• [Goal of the exercise]: Show only lines that include "this".

• [Task input]:
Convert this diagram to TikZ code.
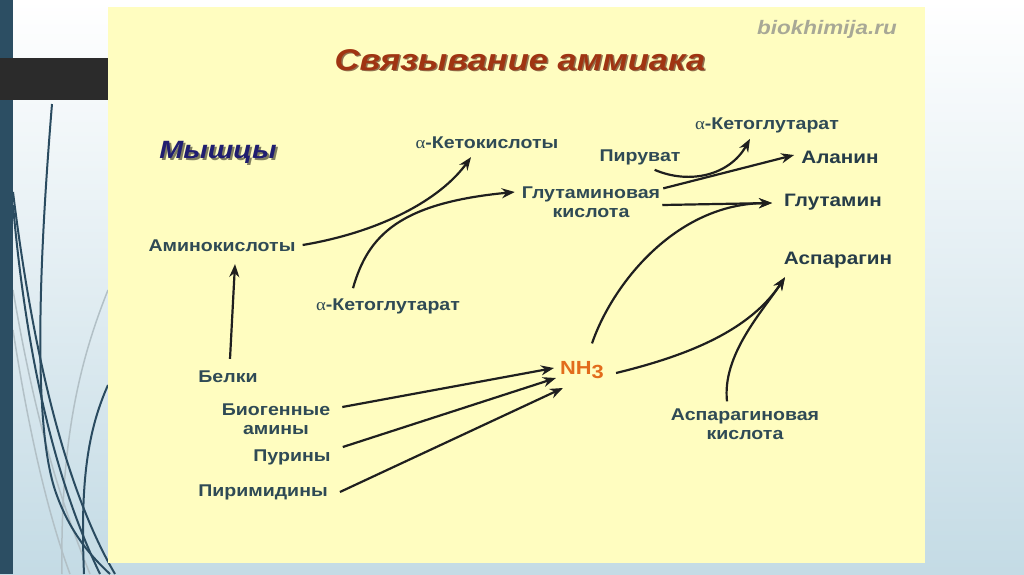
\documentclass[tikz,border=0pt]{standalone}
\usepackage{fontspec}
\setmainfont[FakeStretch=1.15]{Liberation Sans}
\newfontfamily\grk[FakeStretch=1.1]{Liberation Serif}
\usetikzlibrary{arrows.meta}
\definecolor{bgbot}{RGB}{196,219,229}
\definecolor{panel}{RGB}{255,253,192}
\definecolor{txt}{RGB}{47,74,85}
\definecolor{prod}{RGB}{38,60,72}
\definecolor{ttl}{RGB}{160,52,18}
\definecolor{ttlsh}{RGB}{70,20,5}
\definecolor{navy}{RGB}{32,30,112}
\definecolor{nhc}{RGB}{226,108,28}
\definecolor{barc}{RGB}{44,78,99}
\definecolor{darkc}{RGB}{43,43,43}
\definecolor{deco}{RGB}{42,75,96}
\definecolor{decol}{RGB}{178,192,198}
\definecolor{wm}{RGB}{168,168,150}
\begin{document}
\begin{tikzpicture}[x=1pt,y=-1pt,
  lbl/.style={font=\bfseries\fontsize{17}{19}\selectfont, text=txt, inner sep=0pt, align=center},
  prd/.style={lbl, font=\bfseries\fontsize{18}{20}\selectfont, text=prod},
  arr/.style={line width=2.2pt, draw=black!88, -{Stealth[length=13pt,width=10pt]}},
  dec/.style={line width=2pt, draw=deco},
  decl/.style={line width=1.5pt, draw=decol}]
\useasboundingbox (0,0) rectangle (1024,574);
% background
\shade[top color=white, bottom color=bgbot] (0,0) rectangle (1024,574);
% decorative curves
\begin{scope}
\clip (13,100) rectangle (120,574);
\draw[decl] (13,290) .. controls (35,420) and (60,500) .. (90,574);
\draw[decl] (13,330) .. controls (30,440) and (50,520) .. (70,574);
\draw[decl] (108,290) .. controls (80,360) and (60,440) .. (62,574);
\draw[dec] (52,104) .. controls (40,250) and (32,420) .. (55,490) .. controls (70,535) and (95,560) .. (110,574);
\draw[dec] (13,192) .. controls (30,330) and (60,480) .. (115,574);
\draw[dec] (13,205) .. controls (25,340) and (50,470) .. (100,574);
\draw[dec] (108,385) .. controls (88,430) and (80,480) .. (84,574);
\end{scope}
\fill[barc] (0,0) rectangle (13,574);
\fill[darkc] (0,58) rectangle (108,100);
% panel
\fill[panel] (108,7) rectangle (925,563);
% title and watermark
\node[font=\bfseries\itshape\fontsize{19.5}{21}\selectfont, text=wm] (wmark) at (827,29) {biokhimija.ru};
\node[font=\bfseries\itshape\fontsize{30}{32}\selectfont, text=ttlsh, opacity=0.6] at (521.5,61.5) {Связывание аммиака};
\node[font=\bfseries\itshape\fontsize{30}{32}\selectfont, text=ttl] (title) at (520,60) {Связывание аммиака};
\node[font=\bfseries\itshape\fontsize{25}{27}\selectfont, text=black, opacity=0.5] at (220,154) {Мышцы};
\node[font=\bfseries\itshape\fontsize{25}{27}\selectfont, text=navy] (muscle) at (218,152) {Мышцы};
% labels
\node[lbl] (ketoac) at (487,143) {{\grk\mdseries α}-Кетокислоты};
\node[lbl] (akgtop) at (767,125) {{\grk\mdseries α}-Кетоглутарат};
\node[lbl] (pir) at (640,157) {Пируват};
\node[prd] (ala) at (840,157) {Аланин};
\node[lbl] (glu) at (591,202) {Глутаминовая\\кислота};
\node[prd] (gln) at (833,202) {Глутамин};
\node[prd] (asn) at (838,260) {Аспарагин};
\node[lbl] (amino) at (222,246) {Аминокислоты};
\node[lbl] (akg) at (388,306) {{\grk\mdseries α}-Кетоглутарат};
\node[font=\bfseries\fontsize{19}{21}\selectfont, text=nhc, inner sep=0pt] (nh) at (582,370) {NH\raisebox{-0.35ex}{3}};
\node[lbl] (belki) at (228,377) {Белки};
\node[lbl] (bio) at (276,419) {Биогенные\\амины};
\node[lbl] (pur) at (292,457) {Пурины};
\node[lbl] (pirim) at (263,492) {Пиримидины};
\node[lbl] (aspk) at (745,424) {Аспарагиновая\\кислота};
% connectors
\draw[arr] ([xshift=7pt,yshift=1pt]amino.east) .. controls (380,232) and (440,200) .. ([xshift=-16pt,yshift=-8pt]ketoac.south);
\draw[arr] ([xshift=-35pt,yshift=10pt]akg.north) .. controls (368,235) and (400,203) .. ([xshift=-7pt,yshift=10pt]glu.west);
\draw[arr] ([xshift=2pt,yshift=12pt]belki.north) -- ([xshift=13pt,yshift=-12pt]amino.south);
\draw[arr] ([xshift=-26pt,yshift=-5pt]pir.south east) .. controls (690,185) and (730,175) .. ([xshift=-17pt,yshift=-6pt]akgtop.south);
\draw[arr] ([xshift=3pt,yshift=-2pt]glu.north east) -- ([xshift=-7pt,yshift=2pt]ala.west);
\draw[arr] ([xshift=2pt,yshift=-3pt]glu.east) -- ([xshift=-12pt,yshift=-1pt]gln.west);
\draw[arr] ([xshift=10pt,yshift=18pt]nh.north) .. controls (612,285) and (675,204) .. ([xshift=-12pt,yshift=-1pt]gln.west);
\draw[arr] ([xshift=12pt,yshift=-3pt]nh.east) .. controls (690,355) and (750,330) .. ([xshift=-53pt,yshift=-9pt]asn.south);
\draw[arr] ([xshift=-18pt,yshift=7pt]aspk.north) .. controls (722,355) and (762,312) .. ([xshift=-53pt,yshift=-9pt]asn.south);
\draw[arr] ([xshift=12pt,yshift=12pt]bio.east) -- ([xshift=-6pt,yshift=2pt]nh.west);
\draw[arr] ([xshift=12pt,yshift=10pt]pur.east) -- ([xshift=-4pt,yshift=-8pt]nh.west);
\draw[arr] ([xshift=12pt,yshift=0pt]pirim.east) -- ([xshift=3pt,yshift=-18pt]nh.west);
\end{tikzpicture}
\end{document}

---

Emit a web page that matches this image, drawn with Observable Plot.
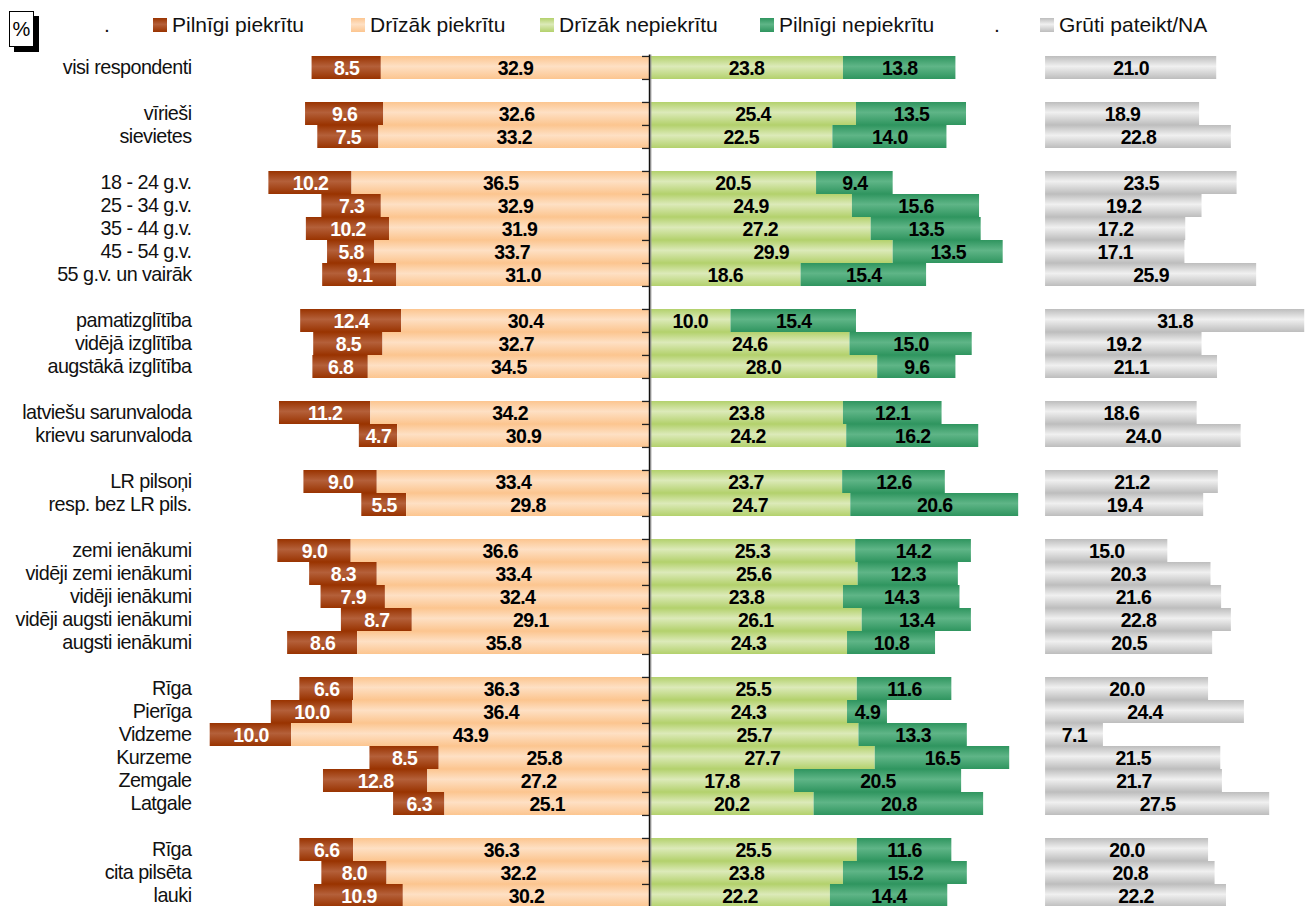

• [Full answer]:
Convert this diagram to TikZ code.
Emit a web page that matches this image, drawn with Observable Plot.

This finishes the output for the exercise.